> _Material_:

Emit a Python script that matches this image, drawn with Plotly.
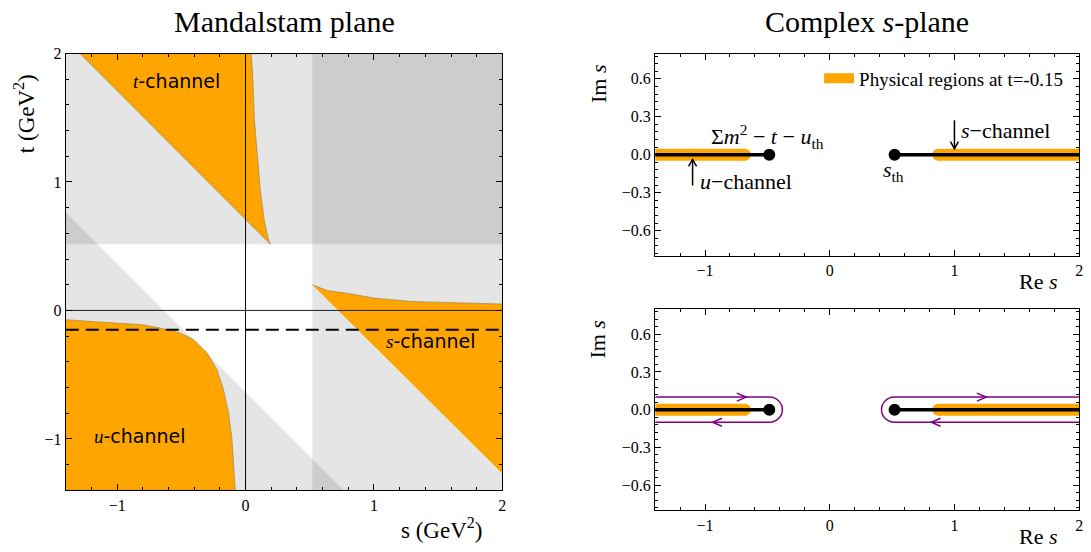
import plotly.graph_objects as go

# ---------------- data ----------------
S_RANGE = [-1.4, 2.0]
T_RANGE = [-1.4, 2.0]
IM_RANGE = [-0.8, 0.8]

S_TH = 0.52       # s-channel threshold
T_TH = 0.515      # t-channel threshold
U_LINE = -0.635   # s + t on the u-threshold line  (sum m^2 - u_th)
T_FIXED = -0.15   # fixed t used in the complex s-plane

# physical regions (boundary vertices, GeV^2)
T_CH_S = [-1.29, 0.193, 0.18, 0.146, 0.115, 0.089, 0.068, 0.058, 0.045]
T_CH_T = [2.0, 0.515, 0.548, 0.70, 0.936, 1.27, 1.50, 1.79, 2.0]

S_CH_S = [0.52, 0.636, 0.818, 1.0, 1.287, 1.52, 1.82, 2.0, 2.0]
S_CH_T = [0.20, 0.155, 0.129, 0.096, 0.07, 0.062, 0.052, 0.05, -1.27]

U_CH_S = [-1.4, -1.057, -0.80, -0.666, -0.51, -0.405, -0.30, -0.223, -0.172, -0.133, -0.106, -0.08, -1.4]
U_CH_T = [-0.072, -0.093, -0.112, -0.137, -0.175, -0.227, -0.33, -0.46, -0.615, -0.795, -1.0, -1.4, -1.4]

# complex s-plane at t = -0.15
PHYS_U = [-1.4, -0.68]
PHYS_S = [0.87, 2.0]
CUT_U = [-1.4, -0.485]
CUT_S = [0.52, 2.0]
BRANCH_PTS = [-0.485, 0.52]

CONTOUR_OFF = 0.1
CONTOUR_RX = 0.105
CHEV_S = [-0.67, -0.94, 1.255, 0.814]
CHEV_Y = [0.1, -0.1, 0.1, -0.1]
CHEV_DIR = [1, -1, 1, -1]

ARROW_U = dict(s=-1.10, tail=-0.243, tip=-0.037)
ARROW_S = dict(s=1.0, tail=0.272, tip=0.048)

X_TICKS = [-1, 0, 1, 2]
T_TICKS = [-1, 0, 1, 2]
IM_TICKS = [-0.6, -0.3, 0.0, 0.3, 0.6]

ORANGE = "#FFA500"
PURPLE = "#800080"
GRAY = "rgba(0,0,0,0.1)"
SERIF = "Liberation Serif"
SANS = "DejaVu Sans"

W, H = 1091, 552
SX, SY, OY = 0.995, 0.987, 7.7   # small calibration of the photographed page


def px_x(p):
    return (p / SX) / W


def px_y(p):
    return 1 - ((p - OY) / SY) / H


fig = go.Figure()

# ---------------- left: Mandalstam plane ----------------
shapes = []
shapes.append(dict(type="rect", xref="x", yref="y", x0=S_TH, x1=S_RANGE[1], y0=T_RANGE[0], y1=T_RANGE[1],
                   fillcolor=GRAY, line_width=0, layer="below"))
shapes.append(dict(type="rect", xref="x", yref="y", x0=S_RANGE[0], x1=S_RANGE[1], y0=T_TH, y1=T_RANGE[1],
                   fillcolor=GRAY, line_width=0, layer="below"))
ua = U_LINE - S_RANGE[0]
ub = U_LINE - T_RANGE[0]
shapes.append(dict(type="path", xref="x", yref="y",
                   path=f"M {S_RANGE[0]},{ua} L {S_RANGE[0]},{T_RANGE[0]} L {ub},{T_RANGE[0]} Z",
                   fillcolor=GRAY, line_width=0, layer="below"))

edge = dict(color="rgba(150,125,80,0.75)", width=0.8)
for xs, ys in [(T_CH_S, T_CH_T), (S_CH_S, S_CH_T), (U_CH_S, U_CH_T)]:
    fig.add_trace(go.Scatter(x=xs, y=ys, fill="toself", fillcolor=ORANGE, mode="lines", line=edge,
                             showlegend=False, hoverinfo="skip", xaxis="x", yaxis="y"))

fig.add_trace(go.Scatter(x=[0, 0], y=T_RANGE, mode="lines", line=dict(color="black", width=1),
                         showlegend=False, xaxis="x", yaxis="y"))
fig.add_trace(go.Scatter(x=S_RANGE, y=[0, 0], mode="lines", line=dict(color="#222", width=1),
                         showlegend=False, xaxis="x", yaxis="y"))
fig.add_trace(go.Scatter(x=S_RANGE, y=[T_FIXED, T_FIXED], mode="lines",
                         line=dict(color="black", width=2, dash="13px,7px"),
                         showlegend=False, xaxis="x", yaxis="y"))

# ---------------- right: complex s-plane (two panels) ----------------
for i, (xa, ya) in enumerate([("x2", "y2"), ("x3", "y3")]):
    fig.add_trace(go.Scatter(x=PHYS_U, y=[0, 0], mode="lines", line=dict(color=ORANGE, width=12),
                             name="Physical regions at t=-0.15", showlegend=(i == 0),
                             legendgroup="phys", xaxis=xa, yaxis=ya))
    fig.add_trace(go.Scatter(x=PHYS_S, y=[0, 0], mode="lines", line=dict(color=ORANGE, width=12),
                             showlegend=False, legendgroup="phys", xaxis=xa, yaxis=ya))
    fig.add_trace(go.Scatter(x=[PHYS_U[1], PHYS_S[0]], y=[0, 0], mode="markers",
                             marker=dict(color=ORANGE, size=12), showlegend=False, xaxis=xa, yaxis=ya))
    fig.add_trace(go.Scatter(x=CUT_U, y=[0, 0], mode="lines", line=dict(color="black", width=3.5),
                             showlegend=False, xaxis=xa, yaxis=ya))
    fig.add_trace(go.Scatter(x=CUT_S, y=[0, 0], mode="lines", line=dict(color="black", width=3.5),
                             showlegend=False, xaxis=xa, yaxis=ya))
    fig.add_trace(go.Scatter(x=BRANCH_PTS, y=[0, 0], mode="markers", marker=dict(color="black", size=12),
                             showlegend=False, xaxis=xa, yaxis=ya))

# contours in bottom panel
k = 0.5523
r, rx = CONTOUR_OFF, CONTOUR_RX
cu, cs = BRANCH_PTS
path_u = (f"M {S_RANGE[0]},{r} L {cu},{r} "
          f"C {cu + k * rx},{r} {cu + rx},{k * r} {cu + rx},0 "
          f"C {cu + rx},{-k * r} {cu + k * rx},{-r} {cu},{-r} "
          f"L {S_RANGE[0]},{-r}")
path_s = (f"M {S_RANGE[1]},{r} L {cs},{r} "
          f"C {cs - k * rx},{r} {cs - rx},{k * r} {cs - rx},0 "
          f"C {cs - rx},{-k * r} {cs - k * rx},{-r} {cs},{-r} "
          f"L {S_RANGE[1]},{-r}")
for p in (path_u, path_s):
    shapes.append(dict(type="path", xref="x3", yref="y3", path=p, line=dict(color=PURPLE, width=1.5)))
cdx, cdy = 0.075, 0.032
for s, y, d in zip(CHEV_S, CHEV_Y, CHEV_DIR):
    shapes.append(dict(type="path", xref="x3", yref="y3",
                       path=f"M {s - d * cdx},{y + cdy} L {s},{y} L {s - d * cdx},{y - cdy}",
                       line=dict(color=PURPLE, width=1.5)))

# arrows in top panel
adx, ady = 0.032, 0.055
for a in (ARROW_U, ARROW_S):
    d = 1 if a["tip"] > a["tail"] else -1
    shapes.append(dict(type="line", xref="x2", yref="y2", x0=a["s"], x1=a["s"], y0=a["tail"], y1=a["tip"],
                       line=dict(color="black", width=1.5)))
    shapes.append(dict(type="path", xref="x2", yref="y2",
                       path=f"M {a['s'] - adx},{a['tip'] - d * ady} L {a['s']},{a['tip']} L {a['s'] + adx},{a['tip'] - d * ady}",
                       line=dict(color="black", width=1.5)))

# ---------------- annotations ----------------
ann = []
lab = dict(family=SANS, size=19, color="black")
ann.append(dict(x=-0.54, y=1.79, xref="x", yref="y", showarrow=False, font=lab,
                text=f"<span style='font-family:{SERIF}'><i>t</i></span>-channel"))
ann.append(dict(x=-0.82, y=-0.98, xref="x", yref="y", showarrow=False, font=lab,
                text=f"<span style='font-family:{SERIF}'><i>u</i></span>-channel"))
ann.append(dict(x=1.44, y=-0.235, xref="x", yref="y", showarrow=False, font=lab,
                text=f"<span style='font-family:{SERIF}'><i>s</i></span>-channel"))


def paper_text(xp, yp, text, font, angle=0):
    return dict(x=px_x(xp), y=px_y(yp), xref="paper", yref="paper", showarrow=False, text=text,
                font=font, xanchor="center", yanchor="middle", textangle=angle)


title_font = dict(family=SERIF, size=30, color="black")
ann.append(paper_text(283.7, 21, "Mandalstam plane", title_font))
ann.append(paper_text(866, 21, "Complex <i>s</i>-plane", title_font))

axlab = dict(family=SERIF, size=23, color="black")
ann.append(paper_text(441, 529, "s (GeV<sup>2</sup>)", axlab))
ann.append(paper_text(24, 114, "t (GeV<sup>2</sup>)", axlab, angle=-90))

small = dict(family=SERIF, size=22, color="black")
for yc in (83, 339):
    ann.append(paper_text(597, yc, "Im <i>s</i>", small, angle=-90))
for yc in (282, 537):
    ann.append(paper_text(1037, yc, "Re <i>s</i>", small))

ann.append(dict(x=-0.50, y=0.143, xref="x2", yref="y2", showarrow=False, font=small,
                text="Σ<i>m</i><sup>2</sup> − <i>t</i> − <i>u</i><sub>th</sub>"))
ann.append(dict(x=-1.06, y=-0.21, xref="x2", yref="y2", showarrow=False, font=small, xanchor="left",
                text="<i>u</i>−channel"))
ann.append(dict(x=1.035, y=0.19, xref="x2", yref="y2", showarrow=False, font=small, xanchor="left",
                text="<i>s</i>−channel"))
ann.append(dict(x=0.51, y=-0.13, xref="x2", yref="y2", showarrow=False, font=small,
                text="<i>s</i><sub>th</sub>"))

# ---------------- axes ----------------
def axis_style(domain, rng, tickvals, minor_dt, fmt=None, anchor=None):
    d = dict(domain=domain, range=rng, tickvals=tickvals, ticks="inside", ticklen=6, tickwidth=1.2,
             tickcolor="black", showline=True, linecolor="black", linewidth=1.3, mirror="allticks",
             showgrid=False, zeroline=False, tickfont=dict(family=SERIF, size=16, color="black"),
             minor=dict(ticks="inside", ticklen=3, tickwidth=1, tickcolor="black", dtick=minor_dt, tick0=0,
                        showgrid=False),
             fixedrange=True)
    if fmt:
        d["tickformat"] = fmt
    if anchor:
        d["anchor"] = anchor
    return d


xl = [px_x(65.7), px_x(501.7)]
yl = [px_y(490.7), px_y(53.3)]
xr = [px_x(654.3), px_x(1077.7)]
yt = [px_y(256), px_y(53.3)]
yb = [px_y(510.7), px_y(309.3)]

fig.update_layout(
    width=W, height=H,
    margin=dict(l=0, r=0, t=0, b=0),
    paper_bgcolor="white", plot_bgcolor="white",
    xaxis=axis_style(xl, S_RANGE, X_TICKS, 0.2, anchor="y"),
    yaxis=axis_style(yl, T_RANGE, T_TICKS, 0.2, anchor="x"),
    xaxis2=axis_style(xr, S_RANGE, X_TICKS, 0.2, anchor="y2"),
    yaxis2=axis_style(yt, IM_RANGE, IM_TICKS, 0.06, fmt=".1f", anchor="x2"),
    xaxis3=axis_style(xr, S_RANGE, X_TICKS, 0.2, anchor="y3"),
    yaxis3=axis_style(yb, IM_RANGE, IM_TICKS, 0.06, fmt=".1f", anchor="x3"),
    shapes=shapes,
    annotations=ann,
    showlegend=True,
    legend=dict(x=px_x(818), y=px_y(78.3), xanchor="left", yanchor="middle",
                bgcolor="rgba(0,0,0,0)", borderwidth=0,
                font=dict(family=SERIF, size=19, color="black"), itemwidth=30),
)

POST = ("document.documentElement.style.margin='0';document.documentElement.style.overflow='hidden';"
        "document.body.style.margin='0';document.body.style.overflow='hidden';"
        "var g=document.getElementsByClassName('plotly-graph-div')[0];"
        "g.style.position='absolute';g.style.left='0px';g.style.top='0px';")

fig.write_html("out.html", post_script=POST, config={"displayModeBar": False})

> _Aim_: Starting with the first line of the data above and ending with the line containing "T_FIXED = -0.15", please restate every line exactly, leaving images out.

> _In response_:
Emit a Python script that matches this image, drawn with Plotly.
import plotly.graph_objects as go

# ---------------- data ----------------
S_RANGE = [-1.4, 2.0]
T_RANGE = [-1.4, 2.0]
IM_RANGE = [-0.8, 0.8]

S_TH = 0.52       # s-channel threshold
T_TH = 0.515      # t-channel threshold
U_LINE = -0.635   # s + t on the u-threshold line  (sum m^2 - u_th)
T_FIXED = -0.15   # fixed t used in the complex s-plane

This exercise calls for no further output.